What’s on the PRA’s agenda for 2017/18?

14 July 2017

The Prudential Regulation Authority (PRA) has set out its priorities for 2017/18 in its business plan. Brexit features heavily in the PRA’s priorities for the period as the regulator prepares to implement the UK regulatory framework following the UK’s departure from the European Union (EU). But it seems determined that Brexit does not crowd out other priorities and will press ahead full steam with a long list of other initiatives:

  • Working to facilitate competition including reforms to Pillar 2 and standardised risk weights for low loan to value mortgages.
  • Developing a supervisory framework to support operational resilience.
  • Understanding the risks posed by credit risk and asset quality.
  • Delivering and embedding the governance regime for banks and insurers.
  • Continuing to implement ring-fencing.
  • Refining its approach to insurance supervision.
  • Continuing to contribute to the development of international standards for banks and insurers, including international capital standards for insurers and finalisation of Basel prudential standards.
  • Ensuring the PRA has the right resources, technology, data analytics and tools, people and governance to deliver its objectives.

The PRA is constrained by a lack of clarity on the UK’s future relationship with the EU, but the Government’s intention to leave the European Economic Area (EEA) means the PRA is reviewing the UK’s regulatory regime in order to consider what amendments may be necessary to ensure it is fit for purpose post-Brexit.

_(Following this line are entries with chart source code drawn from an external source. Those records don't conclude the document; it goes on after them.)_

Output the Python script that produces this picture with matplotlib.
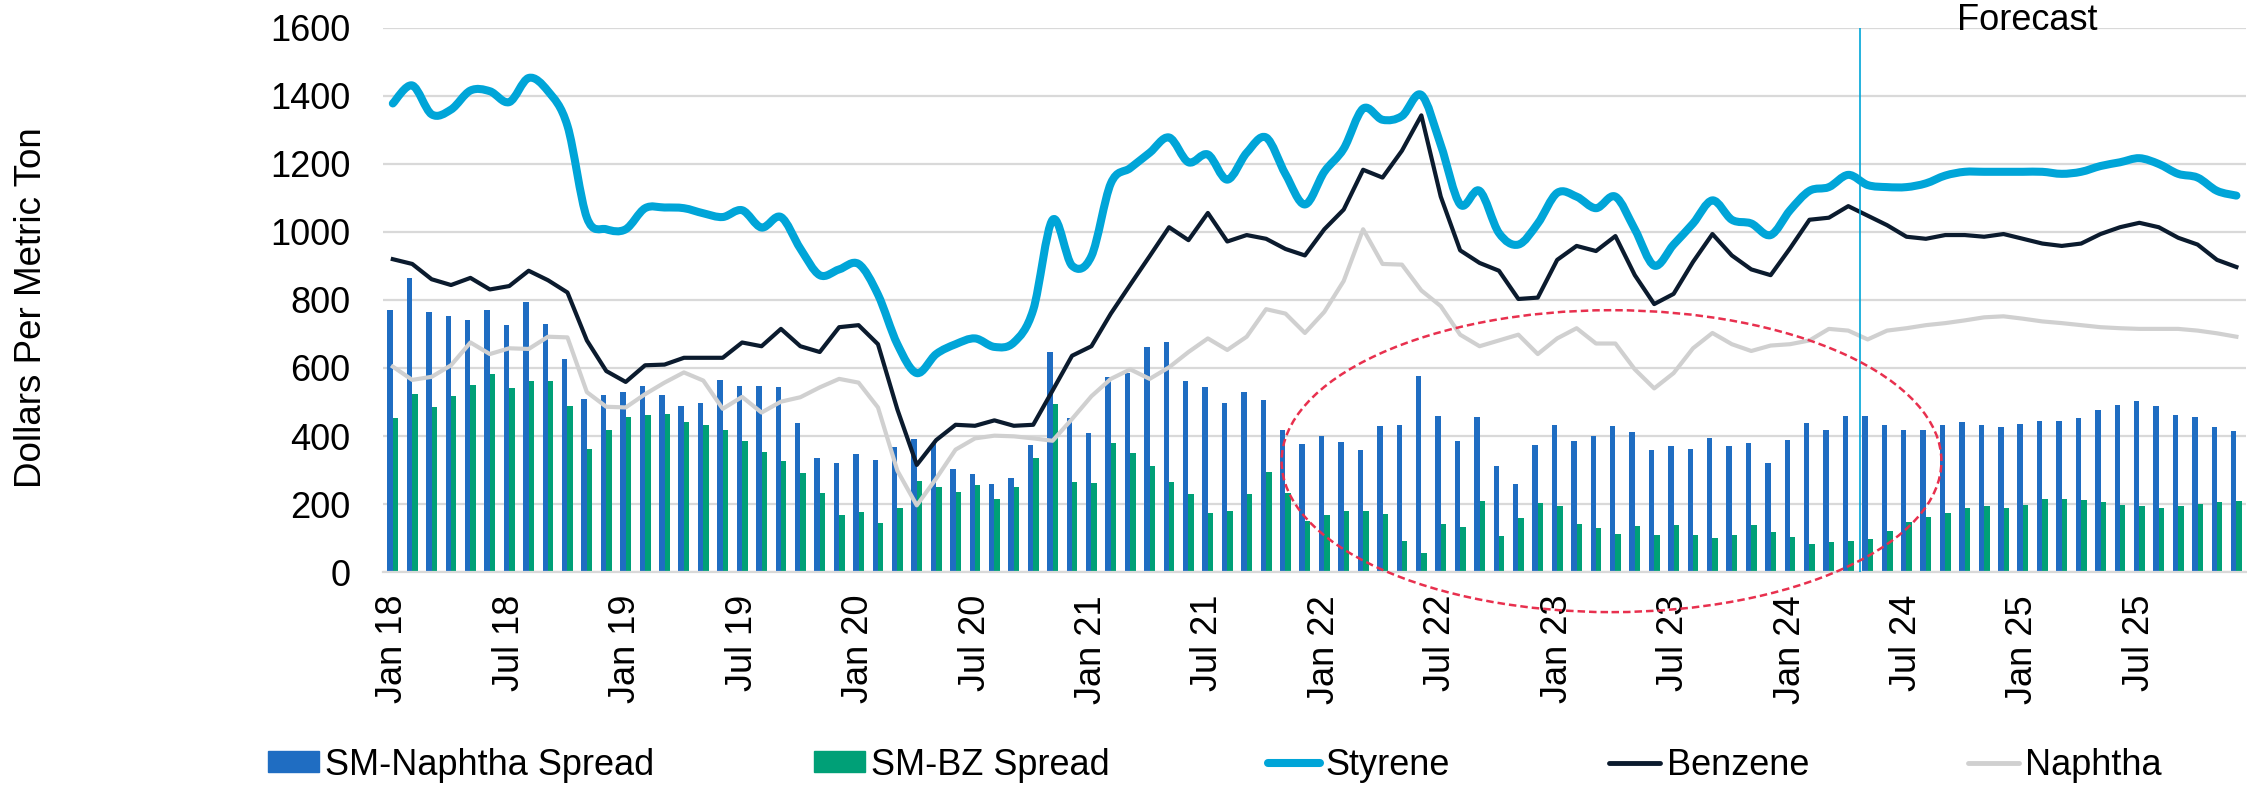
import matplotlib
matplotlib.use('Agg')
import matplotlib.pyplot as plt
from matplotlib.patches import Ellipse, Patch, PathPatch
from matplotlib.path import Path
from matplotlib.lines import Line2D
import numpy as np

plt.rcParams['font.family'] = ['Liberation Sans', 'DejaVu Sans']

# monthly categories Jan 2018 .. Dec 2025
months = [f"{m} {y}" for y in range(18, 26) for m in
          ['Jan', 'Feb', 'Mar', 'Apr', 'May', 'Jun', 'Jul', 'Aug', 'Sep', 'Oct', 'Nov', 'Dec']]
tick_labels = [m for m in months if m.startswith(('Jan', 'Jul'))]

sm_naphtha = [771, 865, 765, 752, 742, 771, 725, 794, 728, 625, 510, 520,
              529, 546, 520, 487, 498, 565, 546, 546, 543, 437, 335, 322,
              347, 330, 369, 390, 376, 304, 289, 260, 277, 373, 646, 453,
              410, 573, 585, 663, 675, 561, 543, 498, 528, 505, 417, 376,
              401, 383, 359, 428, 433, 577, 459, 386, 455, 313, 260, 373,
              431, 386, 401, 428, 413, 359, 372, 362, 395, 370, 379, 322,
              388, 437, 419, 459, 458, 431, 417, 419, 432, 441, 431, 427,
              434, 444, 443, 453, 475, 492, 502, 488, 463, 457, 425, 414]

sm_bz = [453, 523, 484, 517, 551, 582, 541, 563, 563, 489, 363, 419,
         455, 461, 464, 442, 431, 419, 386, 354, 327, 291, 231, 167,
         176, 143, 188, 268, 250, 236, 255, 216, 249, 336, 494, 266,
         262, 379, 349, 311, 264, 230, 174, 180, 229, 295, 233, 151,
         168, 179, 180, 172, 92, 55, 140, 133, 210, 106, 158, 204,
         194, 141, 130, 113, 134, 110, 138, 108, 101, 108, 138, 118,
         104, 81, 89, 90, 97, 120, 148, 162, 174, 189, 194, 187,
         198, 215, 215, 213, 205, 196, 193, 187, 195, 201, 206, 210]

styrene = [1378, 1431, 1346, 1360, 1416, 1414, 1382, 1453, 1414, 1312, 1042, 1008,
           1008, 1070, 1072, 1070, 1055, 1044, 1064, 1013, 1044, 951, 873, 890,
           906, 816, 670, 585, 641, 670, 687, 662, 675, 771, 1036, 901,
           929, 1143, 1188, 1233, 1278, 1205, 1228, 1154, 1233, 1278, 1170, 1081,
           1177, 1245, 1363, 1330, 1341, 1403, 1256, 1081, 1121, 997, 963, 1025,
           1115, 1104, 1070, 1104, 1008, 901, 963, 1025, 1093, 1036, 1025, 991,
           1064, 1121, 1132, 1168, 1138, 1132, 1132, 1143, 1166, 1177, 1177, 1177,
           1177, 1177, 1171, 1177, 1194, 1205, 1217, 1200, 1171, 1160, 1121, 1107]

benzene = [920, 906, 861, 844, 865, 831, 841, 886, 858, 822, 681, 591,
           559, 608, 610, 630, 630, 630, 675, 664, 715, 664, 647, 720,
           726, 670, 478, 315, 388, 433, 430, 446, 430, 433, 534, 636,
           664, 760, 845, 929, 1014, 976, 1056, 972, 991, 980, 950, 931,
           1008, 1066, 1183, 1160, 1239, 1343, 1104, 946, 909, 886, 803, 807,
           918, 959, 944, 988, 873, 788, 818, 912, 994, 931, 890, 873,
           952, 1036, 1042, 1076, 1048, 1020, 986, 980, 991, 991, 986, 994,
           980, 966, 959, 966, 994, 1014, 1027, 1014, 983, 963, 918, 897]

naphtha = [604, 565, 574, 608, 675, 641, 658, 656, 692, 690, 529, 486,
           484, 523, 557, 587, 563, 480, 515, 469, 501, 514, 543, 568,
           557, 484, 298, 196, 275, 360, 393, 401, 399, 393, 386, 450,
           517, 568, 596, 568, 602, 647, 687, 653, 692, 773, 760, 703,
           765, 856, 1008, 906, 904, 828, 782, 698, 664, 681, 698, 641,
           687, 717, 672, 672, 596, 540, 585, 658, 703, 670, 650, 666,
           670, 681, 715, 710, 684, 710, 717, 726, 732, 740, 749, 752,
           745, 737, 732, 726, 720, 717, 715, 715, 715, 710, 702, 692]

C_BLUE = '#1F6DC2'
C_GREEN = '#00A077'
C_STY = '#00A5D8'
C_BZ = '#0B1B2E'
C_NAP = '#D0D0D0'
C_RED = '#E8304E'


def smooth_path(xs, ys):
    # Excel-style smoothed line: cubic Bezier between the data points
    p = np.column_stack([xs, ys]).astype(float)
    n = len(p)
    verts = [p[0]]
    codes = [Path.MOVETO]
    for i in range(n - 1):
        p0 = p[max(i - 1, 0)]
        p3 = p[min(i + 2, n - 1)]
        c1 = p[i] + (p[i + 1] - p0) / 6
        c2 = p[i + 1] - (p3 - p[i]) / 6
        verts += [c1, c2, p[i + 1]]
        codes += [Path.CURVE4] * 3
    return Path(verts, codes)


x = np.arange(len(months))

fig = plt.figure(figsize=(22.47, 7.88), dpi=100)
ax = fig.add_axes([0.1705, 0.2741, 0.8291, 0.6904])

ax.bar(x - 0.14, sm_naphtha, width=0.28, color=C_BLUE, zorder=2)
ax.bar(x + 0.14, sm_bz, width=0.28, color=C_GREEN, zorder=2)
ax.plot(x, naphtha, color=C_NAP, lw=3.0, solid_joinstyle='round', zorder=3)
ax.plot(x, benzene, color=C_BZ, lw=3.0, solid_joinstyle='round', zorder=4)
ax.add_patch(PathPatch(smooth_path(x, styrene), fill=False, edgecolor=C_STY, lw=5.8,
                       capstyle='round', joinstyle='round', zorder=5))

# forecast divider and label
ax.axvline(75.6, color=C_STY, lw=1.2, zorder=6)
ax.text(84.2, 1622, 'Forecast', fontsize=26, ha='center', va='center', clip_on=False)

# highlight ellipse
ax.add_patch(Ellipse((62.8, 326), width=34, height=888, fill=False, edgecolor=C_RED,
                     lw=1.8, linestyle=(0, (3, 1.6)), clip_on=False, zorder=7))

ax.set_xlim(-0.5, 95.5)
ax.set_ylim(0, 1600)
ax.set_yticks(range(0, 1601, 200))
ax.set_xticks([i for i, m in enumerate(months) if m in tick_labels])
ax.set_xticklabels(tick_labels, rotation=90)
ax.tick_params(axis='y', length=0, pad=23.5, labelsize=26)
ax.tick_params(axis='x', length=0, pad=16.5, labelsize=26)
ax.grid(axis='y', color='#D9D9D9', lw=1.6, zorder=0)
ax.set_axisbelow(True)
for s in ['top', 'right', 'left']:
    ax.spines[s].set_visible(False)
ax.spines['bottom'].set_color('#D9D9D9')
ax.spines['bottom'].set_linewidth(1.6)

fig.text(32 / 2247, 1 - 308 / 788, 'Dollars Per Metric Ton', rotation=90,
         fontsize=26.5, ha='center', va='center')

handles = [Patch(color=C_BLUE), Patch(color=C_GREEN),
           Line2D([], [], color=C_STY, lw=5.8, solid_capstyle='round'),
           Line2D([], [], color=C_BZ, lw=3.5, solid_capstyle='round'),
           Line2D([], [], color=C_NAP, lw=3.5, solid_capstyle='round')]
labels = ['SM-Naphtha Spread', 'SM-BZ Spread', 'Styrene', 'Benzene', 'Naphtha']
fig.legend(handles, labels, loc='center', bbox_to_anchor=(0.5407, 0.029), ncol=5,
           frameon=False, fontsize=26, handlelength=1.42, handleheight=0.53,
           handletextpad=0.17, columnspacing=4.4, borderpad=0, borderaxespad=0)

fig.savefig('out.png', dpi=100)
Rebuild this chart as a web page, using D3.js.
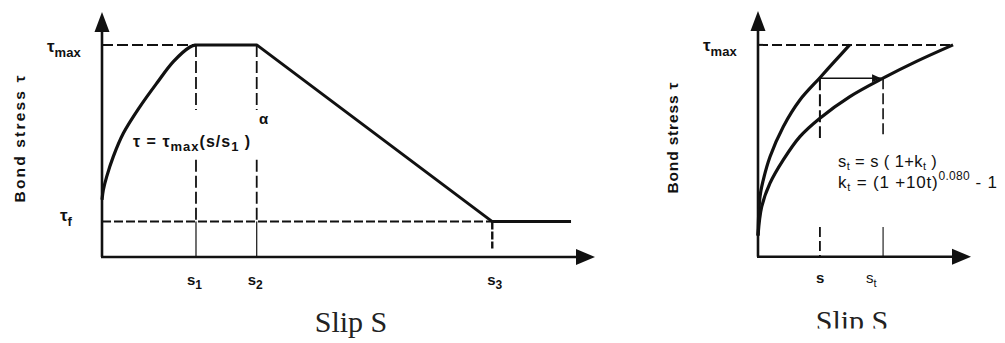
<!DOCTYPE html>
<html>
<head>
<meta charset="utf-8">
<script src="https://cdn.jsdelivr.net/npm/d3@7"></script>
<style>
  html, body { margin: 0; padding: 0; background: #fff; }
  svg { display: block; }
  .lbl { font-family: "Liberation Sans", Arial, sans-serif; fill: #111; }
  .bold { font-weight: bold; }
  .title { font-family: "Liberation Serif", "Times New Roman", serif; fill: #222; }
</style>
</head>
<body>
<svg id="chart" width="1005" height="343"></svg>
<script>
// ---- left panel: bond-slip law (slip in units of s1, stress in units of tau_max)
const leftRiseS   = [0, 0.014, 0.05, 0.12, 0.227, 0.404, 0.582, 0.759, 0.936, 1];
const leftRiseTau = [0.27, 0.316, 0.379, 0.473, 0.583, 0.709, 0.819, 0.921, 0.99, 1];
const leftEnvS    = [1, 1.646, 4.152, 4.99];
const leftEnvTau  = [1, 1, 0.167, 0.167];
const leftSlips   = [1, 1.646, 4.152];
const leftSlipSub = ['1', '2', '3'];
const tauMax = 1;
const tauF = 0.167;

// ---- right panel: creep shift of the curve (slip in units of s)
const rightS1    = [0, 0.032, 0.085, 0.194, 0.408, 0.677, 1, 1.215, 1.48];
const rightTau1  = [0.10, 0.283, 0.362, 0.472, 0.614, 0.740, 0.845, 0.915, 1];
const rightS2    = [0, 0.06, 0.194, 0.408, 0.677, 1, 1.484, 2.02, 2.56, 3.15];
const rightTau2  = [0.10, 0.236, 0.347, 0.457, 0.567, 0.654, 0.756, 0.843, 0.922, 1];
const rightSlips = [1, 2.02];
const rightTau   = 0.843;

const svg = d3.select('#chart');
const ink = '#111';

function zip(a, b) { return a.map((v, i) => [v, b[i]]); }

function drawAxes(g, x, y) {
  const [x0, x1] = x.range();
  const [y0, y1] = y.range();
  g.append('line')
    .attr('x1', x0).attr('y1', y0).attr('x2', x0).attr('y2', y1 + 16)
    .attr('stroke', ink).attr('stroke-width', 2.6);
  g.append('line')
    .attr('x1', x0 - 1).attr('y1', y0).attr('x2', x1 - 14).attr('y2', y0)
    .attr('stroke', ink).attr('stroke-width', 2.6);
  g.append('path')
    .attr('d', `M${x0},${y1} L${x0 - 7.5},${y1 + 20} L${x0 + 7.5},${y1 + 20} Z`)
    .attr('fill', ink);
  g.append('path')
    .attr('d', `M${x1},${y0} L${x1 - 19},${y0 - 8} L${x1 - 19},${y0 + 8} Z`)
    .attr('fill', ink);
}

function seg(g, p, q, w, dash) {
  const l = g.append('line')
    .attr('x1', p[0]).attr('y1', p[1]).attr('x2', q[0]).attr('y2', q[1])
    .attr('stroke', ink).attr('stroke-width', w);
  if (dash) l.attr('stroke-dasharray', dash);
  return l;
}

function sLabel(g, cx, baseline, sub, weight, subSize) {
  const t = g.append('text').attr('class', 'lbl').attr('x', cx).attr('y', baseline)
    .attr('font-size', 15).attr('font-weight', weight);
  t.append('tspan').text('s');
  t.append('tspan').attr('dy', 4).attr('font-size', subSize).text(sub);
  return t;
}

function tauLabel(g, x0, baseline, sub, subSize) {
  const t = g.append('text').attr('class', 'lbl bold').attr('x', x0).attr('y', baseline)
    .attr('font-size', 17);
  t.append('tspan').text('τ');
  t.append('tspan').attr('dy', 5).attr('font-size', subSize).text(sub);
}

function yTitle(g, cx, cy, len) {
  g.append('text').attr('class', 'lbl bold')
    .attr('transform', `translate(${cx},${cy}) rotate(-90)`)
    .attr('text-anchor', 'middle').attr('dy', 5)
    .attr('font-size', 15.5)
    .attr('textLength', len).attr('lengthAdjust', 'spacing')
    .text('Bond stress τ');
}

// ================= left panel =================
const xL = d3.scaleLinear().domain([0, 5.245]).range([102, 595]);
const yL = d3.scaleLinear().domain([0, 1.155]).range([257, 12]);
const gL = svg.append('g');

// guide lines
seg(gL, [xL(0), yL(tauMax)], [xL(leftSlips[0]), yL(tauMax)], 2, '11,4');
seg(gL, [xL(0), yL(tauF)], [xL(leftSlips[2]), yL(tauF)], 2, '9,3');
leftSlips.slice(0, 2).forEach(s => {
  seg(gL, [xL(s), yL(tauMax)], [xL(s), yL(0.693)], 1.8, '12,4');
  seg(gL, [xL(s), yL(0.458)], [xL(s), yL(tauF)], 1.8, '12,4');
  seg(gL, [xL(s), yL(tauF)], [xL(s), yL(0)], 1.2);
});
seg(gL, [xL(leftSlips[2]), yL(tauF)], [xL(leftSlips[2]), yL(0.04)], 2.4, '8,2');

drawAxes(gL, xL, yL);

const lineL = d3.line().x(d => xL(d[0])).y(d => yL(d[1]));
gL.append('path')
  .attr('d', lineL.curve(d3.curveCatmullRom.alpha(0.5))(zip(leftRiseS, leftRiseTau)))
  .attr('fill', 'none').attr('stroke', ink).attr('stroke-width', 3.2);
gL.append('path')
  .attr('d', lineL.curve(d3.curveLinear)(zip(leftEnvS, leftEnvTau)))
  .attr('fill', 'none').attr('stroke', ink).attr('stroke-width', 3)
  .attr('stroke-linejoin', 'round');

// labels
tauLabel(gL, 47, 52, 'max', 13);
tauLabel(gL, 60, 221, 'f', 13);
yTitle(gL, 20, 139, 127);
leftSlips.forEach((s, i) => {
  sLabel(gL, xL(s) - 9 + (i === 2 ? 4 : 0), 285, leftSlipSub[i], 'bold', 12);
});

const f = gL.append('text').attr('class', 'lbl bold')
  .attr('x', xL(0.33)).attr('y', yL(0.52)).attr('font-size', 16)
  .attr('letter-spacing', 1);
f.append('tspan').text('τ = τ');
f.append('tspan').attr('dy', 4).attr('font-size', 13).text('max');
f.append('tspan').attr('dy', -4).text('(s/s');
f.append('tspan').attr('dy', 4).attr('font-size', 13).text('1');
f.append('tspan').attr('dy', -4).text(' )');
gL.append('text').attr('class', 'lbl bold')
  .attr('x', xL(1.67)).attr('y', yL(0.625)).attr('font-size', 15).text('α');

svg.append('text').attr('class', 'title')
  .attr('x', 351).attr('y', 332).attr('text-anchor', 'middle')
  .attr('font-size', 30).text('Slip S');

// ================= right panel =================
const xR = d3.scaleLinear().domain([0, 3.44]).range([758, 971]);
const yR = d3.scaleLinear().domain([0, 1.16]).range([256.7, 11]);
const gR = svg.append('g');

seg(gR, [xR(0), yR(tauMax)], [xR(rightS2[rightS2.length - 1]), yR(tauMax)], 2, '10,4');
// shift arrow
seg(gR, [xR(rightSlips[0]), yR(rightTau)], [xR(rightSlips[1]) - 2, yR(rightTau)], 1.5);
gR.append('path')
  .attr('d', `M${xR(rightSlips[1]) - 2},${yR(rightTau)} l-9,-4 l0,8 Z`)
  .attr('fill', ink);
// s verticals
seg(gR, [xR(rightSlips[0]), yR(rightTau)], [xR(rightSlips[0]), yR(0.56)], 2, '12,4');
seg(gR, [xR(rightSlips[0]), yR(0.14)], [xR(rightSlips[0]), yR(0)], 1.8, '10,4');
seg(gR, [xR(rightSlips[1]), yR(rightTau)], [xR(rightSlips[1]), yR(0.56)], 1.6, '11,4');
seg(gR, [xR(rightSlips[1]), yR(0.14)], [xR(rightSlips[1]), yR(0)], 1.1);

drawAxes(gR, xR, yR);

const lineR = d3.line().x(d => xR(d[0])).y(d => yR(d[1])).curve(d3.curveCatmullRom.alpha(0.5));
[zip(rightS1, rightTau1), zip(rightS2, rightTau2)].forEach(pts => {
  gR.append('path').attr('d', lineR(pts))
    .attr('fill', 'none').attr('stroke', ink).attr('stroke-width', 3.2);
});

tauLabel(gR, 703, 51, 'max', 13);
yTitle(gR, 673, 138, 111);
sLabel(gR, xR(rightSlips[0]) - 4, 283, '', 'bold', 12);
sLabel(gR, xR(rightSlips[1]) - 17, 283, 't', 'normal', 11);

const e1 = gR.append('text').attr('class', 'lbl').attr('x', 838).attr('y', 167)
  .attr('font-size', 16.5).attr('letter-spacing', 0.4);
e1.append('tspan').text('s');
e1.append('tspan').attr('dy', 3).attr('font-size', 11).text('t');
e1.append('tspan').attr('dy', -3).text(' = s ( 1+k');
e1.append('tspan').attr('dy', 3).attr('font-size', 11).text('t');
e1.append('tspan').attr('dy', -3).text(' )');
const e2 = gR.append('text').attr('class', 'lbl').attr('x', 838).attr('y', 188)
  .attr('font-size', 17).attr('letter-spacing', 0.8);
e2.append('tspan').text('k');
e2.append('tspan').attr('dy', 3).attr('font-size', 11).text('t');
e2.append('tspan').attr('dy', -3).text(' = (1 +10t)');
e2.append('tspan').attr('dy', -8).attr('font-size', 12).attr('letter-spacing', 0.3).text('0.080');
e2.append('tspan').attr('dy', 8).text('  - 1');

svg.append('clipPath').attr('id', 'cut')
  .append('rect').attr('x', 700).attr('y', 0).attr('width', 305).attr('height', 328.5);
svg.append('text').attr('class', 'title').attr('clip-path', 'url(#cut)')
  .attr('x', 852).attr('y', 331).attr('text-anchor', 'middle')
  .attr('font-size', 30).text('Slip S');
</script>
</body>
</html>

It is important for firms to engage with the PRA, the Treasury and the Financial Conduct Authority (FCA) to ensure industry views inform this process.

Despite Brexit, the PRA is clearly eager to continue to be active and influential internationally. In particular, on the banking side the PRA will focus on the negotiation of Capital Requirements Regulation (CRR II) at the EU level as well as the finalisation of Basel standards internationally. The PRA is also contributing to the development of international capital standards for insurers - with implementation still envisaged by 2020.

The PRA is also planning to sharpen its focus on firms’ operational resilience. It is understandably concerned by the threat from cyber-attacks and other operational risks. Firms, particularly larger systemically significant firms, should prepare to have their operational resilience and ability to continue to provide critical economic functions stress tested in the coming months. The PRA also plans to join the growing list of global regulators assessing the impact of FinTech on firms’ business models.

The PRA’s business plan gives insurers much to consider. It plans to continue embedding its judgement-based supervisory approach but it has also indicated that adjustments to its approach to insurers may be forthcoming if ‘appropriate and possible’. The business plan cites potential amendments to the risk margin in Solvency II (which would need to be delivered at the EU level), the matching adjustment and streamlining its approach to Solvency II authorisations. The PRA also plans to focus on the impact of ‘lower for longer’ interest rates on insurers and governance with the extension of the Senior Managers & Certification Regime (SMCR) to insurers being finalised.   

The PRA’s busy agenda looks set to create a challenging list of tasks for firms in the coming year. Many of these initiatives, such as ring-fencing and the individual accountability agenda, represent continuity of focus. But other areas such as operational resilience will put new demands on firms. The ambitious list of priorities shows the PRA is reluctant to press pause on its forward agenda even in the context of the challenges posed by Brexit. The challenge for firms, and indeed the PRA, will be to ensure that attempting to deliver such an ambitious work plan whilst preparing for Brexit does not create an unmanageable burden.